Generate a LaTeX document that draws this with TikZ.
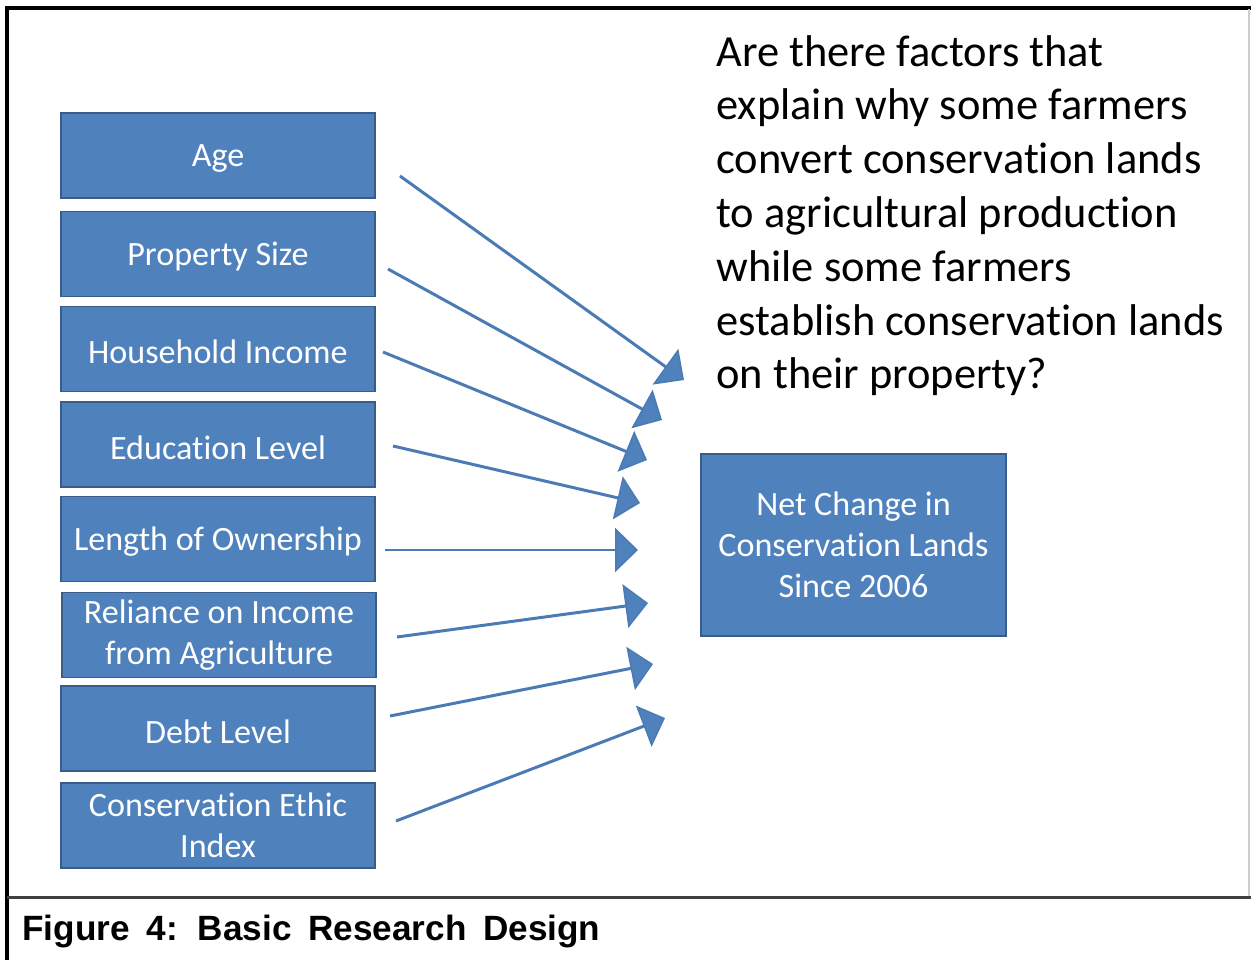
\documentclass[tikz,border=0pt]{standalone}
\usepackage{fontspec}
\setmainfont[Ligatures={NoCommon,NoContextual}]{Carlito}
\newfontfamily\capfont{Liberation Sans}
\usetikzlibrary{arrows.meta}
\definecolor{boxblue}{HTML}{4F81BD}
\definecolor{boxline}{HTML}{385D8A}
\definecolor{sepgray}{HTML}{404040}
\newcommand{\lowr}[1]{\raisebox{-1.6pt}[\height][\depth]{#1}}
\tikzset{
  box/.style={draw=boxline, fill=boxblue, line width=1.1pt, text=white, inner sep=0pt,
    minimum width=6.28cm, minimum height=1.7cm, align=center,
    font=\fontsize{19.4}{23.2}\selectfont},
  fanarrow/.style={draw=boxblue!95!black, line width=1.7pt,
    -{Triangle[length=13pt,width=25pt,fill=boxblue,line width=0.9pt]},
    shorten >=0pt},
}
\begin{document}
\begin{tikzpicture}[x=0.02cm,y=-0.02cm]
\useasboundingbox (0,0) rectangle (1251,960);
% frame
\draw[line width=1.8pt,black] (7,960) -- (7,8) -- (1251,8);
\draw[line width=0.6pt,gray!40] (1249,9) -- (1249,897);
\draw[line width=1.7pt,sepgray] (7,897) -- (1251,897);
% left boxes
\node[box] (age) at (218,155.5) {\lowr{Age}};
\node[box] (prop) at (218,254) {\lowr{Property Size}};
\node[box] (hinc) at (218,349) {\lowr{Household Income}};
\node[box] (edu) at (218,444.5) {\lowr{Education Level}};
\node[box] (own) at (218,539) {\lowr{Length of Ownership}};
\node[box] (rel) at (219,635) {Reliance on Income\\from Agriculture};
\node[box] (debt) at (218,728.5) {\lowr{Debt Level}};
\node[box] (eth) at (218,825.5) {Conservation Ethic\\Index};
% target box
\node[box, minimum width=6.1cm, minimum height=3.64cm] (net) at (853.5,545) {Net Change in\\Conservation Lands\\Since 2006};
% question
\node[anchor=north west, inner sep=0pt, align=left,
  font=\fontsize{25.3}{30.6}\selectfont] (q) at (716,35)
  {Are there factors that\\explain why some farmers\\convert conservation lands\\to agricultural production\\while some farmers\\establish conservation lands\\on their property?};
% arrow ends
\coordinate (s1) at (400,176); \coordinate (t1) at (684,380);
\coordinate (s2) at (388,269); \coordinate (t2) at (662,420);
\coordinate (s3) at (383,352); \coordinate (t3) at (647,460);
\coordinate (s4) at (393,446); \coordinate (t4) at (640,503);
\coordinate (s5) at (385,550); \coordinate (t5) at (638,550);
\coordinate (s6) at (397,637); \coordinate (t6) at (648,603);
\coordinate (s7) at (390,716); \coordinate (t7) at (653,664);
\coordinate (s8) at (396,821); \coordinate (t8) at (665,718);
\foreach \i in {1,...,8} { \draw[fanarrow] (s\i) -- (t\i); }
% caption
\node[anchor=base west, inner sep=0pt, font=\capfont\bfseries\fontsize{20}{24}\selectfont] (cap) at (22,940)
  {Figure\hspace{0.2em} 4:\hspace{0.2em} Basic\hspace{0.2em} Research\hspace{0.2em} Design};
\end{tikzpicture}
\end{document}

PROBLEM STATEMENT
Set down the material above as is, without any pictures.

RESPONSE TO THE TASK
Generate a LaTeX document that draws this with TikZ.
\documentclass[tikz,border=0pt]{standalone}
\usepackage{fontspec}
\setmainfont[Ligatures={NoCommon,NoContextual}]{Carlito}
\newfontfamily\capfont{Liberation Sans}
\usetikzlibrary{arrows.meta}
\definecolor{boxblue}{HTML}{4F81BD}
\definecolor{boxline}{HTML}{385D8A}
\definecolor{sepgray}{HTML}{404040}
\newcommand{\lowr}[1]{\raisebox{-1.6pt}[\height][\depth]{#1}}
\tikzset{
  box/.style={draw=boxline, fill=boxblue, line width=1.1pt, text=white, inner sep=0pt,
    minimum width=6.28cm, minimum height=1.7cm, align=center,
    font=\fontsize{19.4}{23.2}\selectfont},
  fanarrow/.style={draw=boxblue!95!black, line width=1.7pt,
    -{Triangle[length=13pt,width=25pt,fill=boxblue,line width=0.9pt]},
    shorten >=0pt},
}
\begin{document}
\begin{tikzpicture}[x=0.02cm,y=-0.02cm]
\useasboundingbox (0,0) rectangle (1251,960);
% frame
\draw[line width=1.8pt,black] (7,960) -- (7,8) -- (1251,8);
\draw[line width=0.6pt,gray!40] (1249,9) -- (1249,897);
\draw[line width=1.7pt,sepgray] (7,897) -- (1251,897);
% left boxes
\node[box] (age) at (218,155.5) {\lowr{Age}};
\node[box] (prop) at (218,254) {\lowr{Property Size}};
\node[box] (hinc) at (218,349) {\lowr{Household Income}};
\node[box] (edu) at (218,444.5) {\lowr{Education Level}};
\node[box] (own) at (218,539) {\lowr{Length of Ownership}};
\node[box] (rel) at (219,635) {Reliance on Income\\from Agriculture};
\node[box] (debt) at (218,728.5) {\lowr{Debt Level}};
\node[box] (eth) at (218,825.5) {Conservation Ethic\\Index};
% target box
\node[box, minimum width=6.1cm, minimum height=3.64cm] (net) at (853.5,545) {Net Change in\\Conservation Lands\\Since 2006};
% question
\node[anchor=north west, inner sep=0pt, align=left,
  font=\fontsize{25.3}{30.6}\selectfont] (q) at (716,35)
  {Are there factors that\\explain why some farmers\\convert conservation lands\\to agricultural production\\while some farmers\\establish conservation lands\\on their property?};
% arrow ends
\coordinate (s1) at (400,176); \coordinate (t1) at (684,380);
\coordinate (s2) at (388,269); \coordinate (t2) at (662,420);
\coordinate (s3) at (383,352); \coordinate (t3) at (647,460);
\coordinate (s4) at (393,446); \coordinate (t4) at (640,503);
\coordinate (s5) at (385,550); \coordinate (t5) at (638,550);
\coordinate (s6) at (397,637); \coordinate (t6) at (648,603);
\coordinate (s7) at (390,716); \coordinate (t7) at (653,664);
\coordinate (s8) at (396,821); \coordinate (t8) at (665,718);
\foreach \i in {1,...,8} { \draw[fanarrow] (s\i) -- (t\i); }
% caption
\node[anchor=base west, inner sep=0pt, font=\capfont\bfseries\fontsize{20}{24}\selectfont] (cap) at (22,940)
  {Figure\hspace{0.2em} 4:\hspace{0.2em} Basic\hspace{0.2em} Research\hspace{0.2em} Design};
\end{tikzpicture}
\end{document}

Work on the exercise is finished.